West Marine reports 2Q results


West Marine announced net revenues of $215.4 million for the second quarter of 2009, a decrease of 5 percent compared to the same quarter of 2008. Comparable-store sales dropped 1 percent.

Comparable-store sales for the second quarter 2009 benefited by $8.4 million, or 4.2 percent, because of a favorable fiscal calendar shift from fiscal year 2008.

West Marine's sales typically build week-over-week leading up to the peak of boating season, and the fiscal calendar shift meant there were more peak season days, including the Independence Day holiday, in the second quarter of this year, which benefited comparable-store sales, the company said.

Income before taxes was $32.3 million, a $5.5 million increase compared to the same period last year.

Earnings per share were $1.46, compared to 20 cents for the same period last year, which included 72 cents per share of non-recurring, non-cash charges.
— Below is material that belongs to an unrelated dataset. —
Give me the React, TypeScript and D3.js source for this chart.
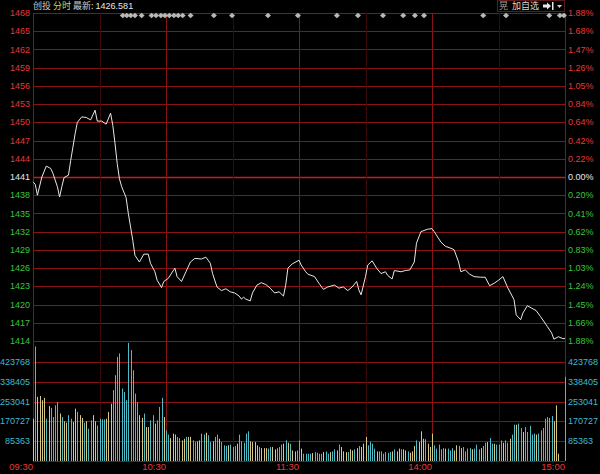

"We are extremely pleased with our operating results for the second quarter. Our profitability and cash flow increased significantly, and we dramatically lowered debt," CEO Geoff Eisenberg said in a statement.

"While the boating industry overall has continued to struggle, we believe we've benefited from an uptick in boat usage in many markets, a movement towards more 'do-it-yourself' projects, and very good customer acceptance of our product line expansions," he added.

Eisenberg said the company has also been "positively impacted" by the "demise of a large competitor," referring to Boater's World going out of business.

Gross profit for the quarter was $73.1 million, a decrease of $5.3 million compared to 2008. As a percentage of net revenues, gross profit decreased by 0.7 percent to 33.9 percent, compared to gross profit of 34.6 percent last year.

The decrease in gross profit as a percentage of revenues primarily resulted from higher unit buying and distribution costs given the reduced inventory levels. Additionally, West Marine experienced deleveraging of store occupancy because of lower revenues and the relatively fixed nature of these expenses.

Net revenues for the 26 weeks ending July 4 were $316.3 million, a 6.9 percent decrease compared to net revenues of $339.9 million for the 26 weeks ending June 28, 2008.

Comparable-store sales declined 2.9 percent versus the same period a year ago. Comparable-store sales for the first half of 2009 benefited by $13.3 million, or 4.4 percent, from the fiscal calendar shift described above.

Gross profit for the 26 weeks ending July 4 was $95 million, a decrease of $5.9 million compared to 2008. As a percentage of net revenues, gross profit increased by 0.3 percent to 30 percent compared to gross profit of 29.7 percent last year.

West Marine, the largest specialty retailer of boating supplies and accessories, has 342 company-owned stores in 38 states, Puerto Rico and Canada, and two franchised stores located in Turkey.